A mere 40 kilometers from the Portuguese border, Toro is a rural region known for its bold red wines. The closest city is Zamora, famous for Romanesque architecture, including the spectacular San Salvador cathedral.

The Tempranillo variety, locally referred to as Tinto de Toro, has been cultivated since the 11th century, the Christian Reconquista, when an influx of bishops, priests, scholars and members of the royal family created a market for fine wines.

Local legend claims that Columbus brought Toro wines with him when he discovered the Americas in 1492 because the powerful reds were most suited to survive the arduous journey. This intrinsic strength comes from the grape.

Tinto de Toro is an early-ripening grape known for being thick-skinned and potent, which translates into character-filled wines noted for their color, strength and concentrated flavors.

Most vineyards are situated at altitudes of 600 to 750 meters and the soils are comprised of a mix of clay, sand and calcareous soils.

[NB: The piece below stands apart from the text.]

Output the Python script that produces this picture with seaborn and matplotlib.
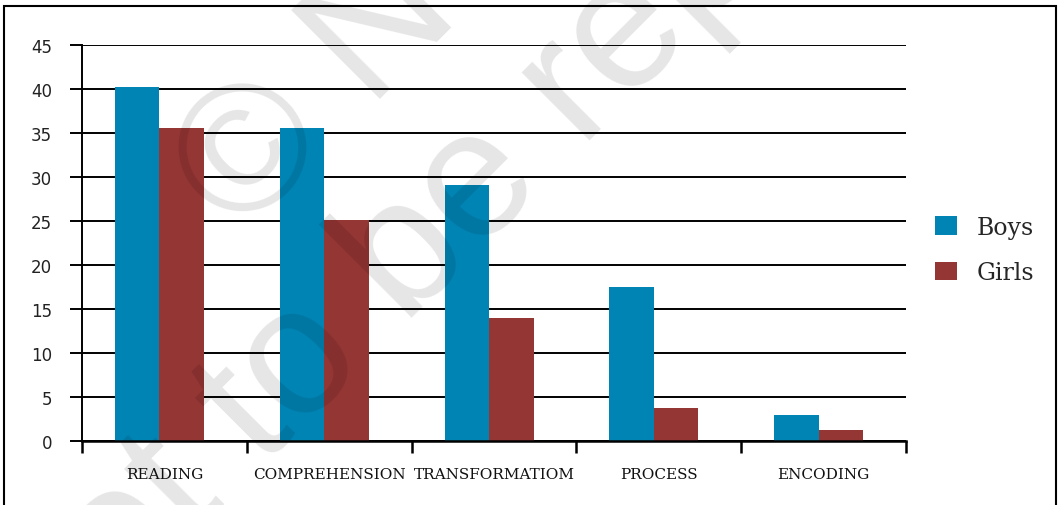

Summer days are long, hot and dry but evenings are cooler and vines are able to tap into the moisture trapped deep in these clay soils. Toro also boasts some of Spain’s oldest vines.

The majority of Toro’s best-known wines are 100 percent Tinto de Toro, although wines with just 75 percent of the variety can still qualify for DO status.

Other varieties include Garnacha and Cabernet Sauvignon, although only Garnacha is permitted to accompany the Tinto de Toro in DO wines.

A few Garnacha rose and Malvasía Bianca and Verdejo white wines are also produced.

As in many other Spanish wine regions, the styles of red Toro wines are organized according to aging time. These styles in ascending order are Roble, six months aging, Crianza, two years aging with a minimum six months in oak, Reserva, three years aging with a minimum one year in oak and Gran Reserva having five years aging with a minimum two years in oak.

I recommend Roble and Crianza wines with Yunnan ham and cheese vegetable dishes and the full-bodied Reserva and Gran Reserva wines with Yunnan ham braised dishes.

Toro wines are underrepresented in Shanghai, but a limited number of fine wines are available. One of my favorite Toro producers is Elias Mora, an award-winning winery run by the multi-talented Victoria Benavides. Other recommended producers with wines available in our fair city are Pinta, owned by Vega Sicilia, Campo Eliseo, a venture between Michel Rolland and Francois Lurton, Numanthia Teres, Flor de Vetus and Mauro.

Most of the recent Toro vintages have been good with the 2018, 2016 and 2012 vintages standing out. The wines of Toro are quite age-worthy with wines from top vintages performing beautifully after several decades.